He is the author of two books for children: The Prince of Ireland and the Three Magic Stallions (Holiday House, 2003) and Brigid's Cloak: An Ancient Irish Story (Eerdmans, 2002), which was a "Best of the Year" pick by both Bank Street College and Publishers Weekly.
Milligan is also the author of five locally produced plays and well over 2,000 articles, essays, and reviews which have appeared mainly in the Southwest, but also as far afield as The New York Times, the Chicago Tribune, and the Los Angeles Times.

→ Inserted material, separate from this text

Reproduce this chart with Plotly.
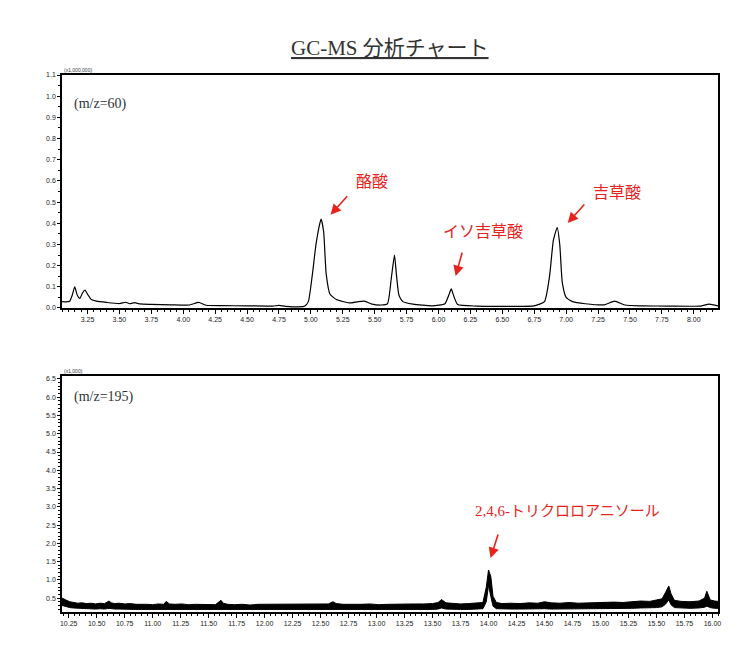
import plotly.graph_objects as go
from plotly.subplots import make_subplots

# m/z=60 chromatogram (retention time in min, intensity x1,000,000)
top_rt = [3.05, 3.08, 3.11, 3.13, 3.15, 3.17, 3.19, 3.21, 3.23, 3.25,
          3.28, 3.32, 3.40, 3.50, 3.55, 3.58, 3.62, 3.66, 3.75, 3.90,
          4.05, 4.12, 4.18, 4.30, 4.50, 4.70, 4.75, 4.80, 4.95, 4.98,
          5.01, 5.04, 5.07, 5.08, 5.10, 5.12, 5.15, 5.20, 5.30, 5.37,
          5.42, 5.48, 5.55, 5.60, 5.63, 5.655, 5.67, 5.69, 5.72, 5.80,
          5.95, 6.05, 6.08, 6.10, 6.12, 6.15, 6.30, 6.50, 6.75, 6.83,
          6.87, 6.90, 6.93, 6.95, 6.97, 7.00, 7.05, 7.15, 7.30, 7.38,
          7.46, 7.60, 7.80, 8.05, 8.12, 8.19]
top_int = [0.030, 0.029, 0.032, 0.060, 0.100, 0.060, 0.045, 0.070, 0.085, 0.065,
           0.040, 0.032, 0.026, 0.021, 0.027, 0.020, 0.025, 0.019, 0.017, 0.015,
           0.014, 0.026, 0.013, 0.011, 0.010, 0.009, 0.012, 0.008, 0.008, 0.030,
           0.150, 0.300, 0.400, 0.420, 0.360, 0.160, 0.065, 0.040, 0.024, 0.030,
           0.032, 0.018, 0.014, 0.020, 0.140, 0.250, 0.160, 0.060, 0.030, 0.018,
           0.010, 0.020, 0.060, 0.090, 0.055, 0.016, 0.009, 0.008, 0.010, 0.030,
           0.150, 0.320, 0.380, 0.300, 0.120, 0.050, 0.030, 0.020, 0.015, 0.032,
           0.014, 0.010, 0.009, 0.009, 0.018, 0.010]

# m/z=195 chromatogram (retention time in min, intensity x1,000), noise band edges
bot_rt = [10.19, 10.21, 10.23, 10.26, 10.29, 10.33, 10.37, 10.41, 10.45, 10.49,
          10.53, 10.57, 10.61, 10.63, 10.66, 10.70, 10.75, 10.80, 10.85, 10.90,
          10.95, 11.00, 11.05, 11.10, 11.12, 11.15, 11.20, 11.26, 11.32, 11.38,
          11.44, 11.50, 11.56, 11.61, 11.63, 11.67, 11.73, 11.80, 11.87, 11.94,
          12.01, 12.08, 12.15, 12.22, 12.29, 12.36, 12.43, 12.50, 12.57, 12.61,
          12.64, 12.70, 12.78, 12.86, 12.94, 13.02, 13.10, 13.18, 13.26, 13.34,
          13.42, 13.50, 13.55, 13.58, 13.62, 13.68, 13.75, 13.82, 13.90, 13.95,
          13.98, 14.00, 14.02, 14.04, 14.07, 14.12, 14.20, 14.28, 14.36, 14.44,
          14.50, 14.56, 14.64, 14.72, 14.80, 14.88, 14.96, 15.04, 15.12, 15.20,
          15.28, 15.36, 15.44, 15.50, 15.55, 15.58, 15.61, 15.63, 15.66, 15.72,
          15.80, 15.88, 15.93, 15.95, 15.98, 16.02, 16.05]
bot_hi = [0.50, 0.46, 0.44, 0.40, 0.38, 0.36, 0.37, 0.35, 0.36, 0.34,
          0.36, 0.35, 0.42, 0.37, 0.35, 0.36, 0.34, 0.35, 0.33, 0.34,
          0.33, 0.32, 0.34, 0.33, 0.41, 0.34, 0.33, 0.34, 0.32, 0.33,
          0.32, 0.33, 0.32, 0.44, 0.36, 0.33, 0.32, 0.33, 0.31, 0.33,
          0.33, 0.32, 0.34, 0.32, 0.33, 0.32, 0.34, 0.33, 0.34, 0.40,
          0.35, 0.33, 0.32, 0.33, 0.34, 0.32, 0.33, 0.34, 0.33, 0.34,
          0.34, 0.35, 0.38, 0.46, 0.37, 0.35, 0.34, 0.35, 0.36, 0.38,
          0.80, 1.27, 1.10, 0.55, 0.38, 0.35, 0.36, 0.35, 0.37, 0.36,
          0.40, 0.37, 0.36, 0.38, 0.36, 0.37, 0.38, 0.37, 0.39, 0.38,
          0.40, 0.42, 0.41, 0.44, 0.48, 0.65, 0.83, 0.62, 0.44, 0.41,
          0.40, 0.42, 0.50, 0.69, 0.45, 0.42, 0.41]
bot_lo = [0.30, 0.28, 0.26, 0.24, 0.23, 0.22, 0.22, 0.21, 0.21, 0.20,
          0.21, 0.20, 0.22, 0.21, 0.20, 0.20, 0.19, 0.20, 0.19, 0.19,
          0.19, 0.18, 0.19, 0.18, 0.19, 0.18, 0.18, 0.19, 0.18, 0.18,
          0.18, 0.17, 0.18, 0.19, 0.18, 0.17, 0.18, 0.17, 0.17, 0.18,
          0.17, 0.18, 0.17, 0.17, 0.18, 0.17, 0.18, 0.17, 0.18, 0.19,
          0.18, 0.17, 0.17, 0.18, 0.18, 0.17, 0.18, 0.18, 0.18, 0.19,
          0.19, 0.19, 0.20, 0.23, 0.20, 0.19, 0.19, 0.19, 0.20, 0.21,
          0.40, 0.85, 0.55, 0.28, 0.21, 0.20, 0.20, 0.20, 0.21, 0.20,
          0.21, 0.20, 0.20, 0.21, 0.20, 0.21, 0.21, 0.21, 0.22, 0.22,
          0.22, 0.23, 0.23, 0.24, 0.26, 0.33, 0.45, 0.32, 0.24, 0.23,
          0.22, 0.23, 0.25, 0.28, 0.24, 0.22, 0.22]

# peak labels: text, arrow head (rt, intensity), tail offset (px), text position (rt, intensity)
top_labels = ["酪酸", "イソ吉草酸", "吉草酸"]
top_heads = [(5.154, 0.44), (6.134, 0.151), (7.012, 0.401)]
top_tails = [(18, -20), (7, -25), (18, -20)]
top_text_pos = [(5.48, 0.595), (6.346, 0.359), (7.40, 0.543)]

bot_labels = ["2,4,6-トリクロロアニソール"]
bot_heads = [(14.018, 1.596)]
bot_tails = [(8, -25)]
bot_text_pos = [(14.705, 2.88)]

RED = "#e8231c"
SERIF = "Liberation Serif, Noto Sans CJK JP, serif"

fig = make_subplots(rows=2, cols=1)

fig.add_trace(
    go.Scatter(x=top_rt, y=top_int, mode="lines",
               line=dict(color="black", width=1.2, shape="spline", smoothing=0.5)),
    row=1, col=1,
)
fig.add_trace(
    go.Scatter(x=bot_rt, y=bot_lo, mode="lines", line=dict(color="black", width=1)),
    row=2, col=1,
)
fig.add_trace(
    go.Scatter(x=bot_rt, y=bot_hi, mode="lines", line=dict(color="black", width=1),
               fill="tonexty", fillcolor="black"),
    row=2, col=1,
)

axis_common = dict(
    showgrid=False, zeroline=False, showline=True, mirror=True,
    linecolor="black", linewidth=1.5, ticks="outside", ticklen=4,
    tickcolor="black", tickfont=dict(size=7, color="#222"),
)
minor_x = dict(dtick=0.05, ticklen=2, ticks="outside", tickcolor="black")

fig.update_xaxes(axis_common)
fig.update_yaxes(axis_common)

# the page body has an 8px margin, so domains are shifted by 8px up/left
fig.update_xaxes(domain=[0.072, 0.9467], range=[3.05, 8.19], tick0=3.0, dtick=0.25,
                 tickformat=".2f", minor=minor_x, row=1, col=1)
fig.update_yaxes(domain=[0.5385, 0.8969], range=[0, 1.1], dtick=0.1, tickformat=".1f", ticklen=3,
                 minor=dict(dtick=0.05, ticklen=2, ticks="outside", tickcolor="black"), row=1, col=1)
fig.update_xaxes(domain=[0.072, 0.9467], range=[10.19, 16.05], tick0=10.0, dtick=0.25,
                 tickformat=".2f", minor=minor_x, row=2, col=1)
fig.update_yaxes(domain=[0.0708, 0.4338], range=[0.12, 6.58], tick0=0.5, dtick=0.5, tickformat=".1f",
                 ticklen=3, minor=dict(dtick=0.1, ticklen=2, ticks="outside", tickcolor="black"),
                 row=2, col=1)

annotations = [
    dict(text="<u>GC-MS 分析チャート</u>", xref="paper", yref="paper", x=0.509, y=0.96,
         showarrow=False, font=dict(family=SERIF, size=21, color="#333")),
    dict(text="(m/z=60)", xref="paper", yref="paper", x=0.0853, y=0.8677, xanchor="left",
         showarrow=False, font=dict(family=SERIF, size=14, color="#333")),
    dict(text="(m/z=195)", xref="paper", yref="paper", x=0.0853, y=0.4015, xanchor="left",
         showarrow=False, font=dict(family=SERIF, size=14, color="#333")),
    dict(text="(x1,000,000)", xref="paper", yref="paper", x=0.072, y=0.8969, xanchor="left",
         yanchor="bottom", showarrow=False, font=dict(size=5, color="#333")),
    dict(text="(x1,000)", xref="paper", yref="paper", x=0.072, y=0.4338, xanchor="left",
         yanchor="bottom", showarrow=False, font=dict(size=5, color="#333")),
]

for refs, size, labels, heads, tails, pos in [
    (("x", "y"), 16, top_labels, top_heads, top_tails, top_text_pos),
    (("x2", "y2"), 15, bot_labels, bot_heads, bot_tails, bot_text_pos),
]:
    for label, (hx, hy), (ax, ay), (tx, ty) in zip(labels, heads, tails, pos):
        annotations.append(dict(
            text="", xref=refs[0], yref=refs[1], x=hx, y=hy, ax=ax, ay=ay,
            showarrow=True, arrowhead=2, arrowsize=1.3, arrowwidth=1.6, arrowcolor=RED,
        ))
        annotations.append(dict(
            text=label, xref=refs[0], yref=refs[1], x=tx, y=ty, showarrow=False,
            font=dict(family=SERIF, size=size, color=RED),
        ))

fig.update_layout(
    width=750, height=650,
    margin=dict(l=0, r=0, t=0, b=0, autoexpand=False),
    paper_bgcolor="white", plot_bgcolor="white",
    showlegend=False,
    font=dict(family="Liberation Sans, Noto Sans CJK JP", size=7, color="#222"),
    annotations=annotations,
)

fig.write_html("out.html")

Milligan holds a M.A. in language and linguistics (Anglo-Saxon and Old Irish) from the University of Texas at Austin. He is currently studying ancient Sumerian.
He has written extensively about Latino/Latina literature. Milligan is the primary editor (co-editors are Angela de Hoyos and Mary Guerrero Milligan) of Daughters of the Fifth Sun: A Collection of Latina Fiction and Poetry (Putnam/Riverhead, 1995, paper, 1996). Daughters of the Fifth Sun spent three years on the New York Public Library's "Best Books for the Teen Age" list. He is also the editor of a CD Rom, American Journeys: The Hispanic American Experience (Primary Source Media, 1995). A second major anthology of Latina poetry edited by Milligan was ¡Floricanto Si! - A Collection of Latina Poetry (Penguin, 1997).
The founding editor of Pax: A Journal for Peace through Culture (1983-1987) and Vortex: A Critical Review (1986-1990), he became in 1995 the publisher/editor of Wings Press, one of the oldest continually operating small presses in Texas. Wings Press has published over 200 books since 1995, in all genres, with a focus on multicultural literature. Its authors hail from all over the Americas, including 26 different states (and including half a dozen state poets laureate). Wings Press has been profiled in numerous publications, including Poets & Writers Magazine and the Huffington Post.
Milligan was the book critic for the San Antonio Express News from 1982 to 1987, and for the San Antonio Light from 1987 to 1990.
In 1985, Milligan co-founded (with Sandra Cisneros) the Annual Texas Small Press Book Fair, an event which evolved into the San Antonio Inter-American Book Fair and Literary Festival under the direction of Rosemary Catacalos. Milligan directed the bookfairs and the literature program at the Guadalupe Cultural Arts Center in San Antonio 1985-1986 and 1994-2001. Other annual events created and directed by Milligan included "Hijas del Quinto Sol: Studies in Latina Literature and Identity" (later "Latina Letters") a conference co-hosted by St. Mary's University that ran for over ten years, and a PBS-televised poetry slam for young adults.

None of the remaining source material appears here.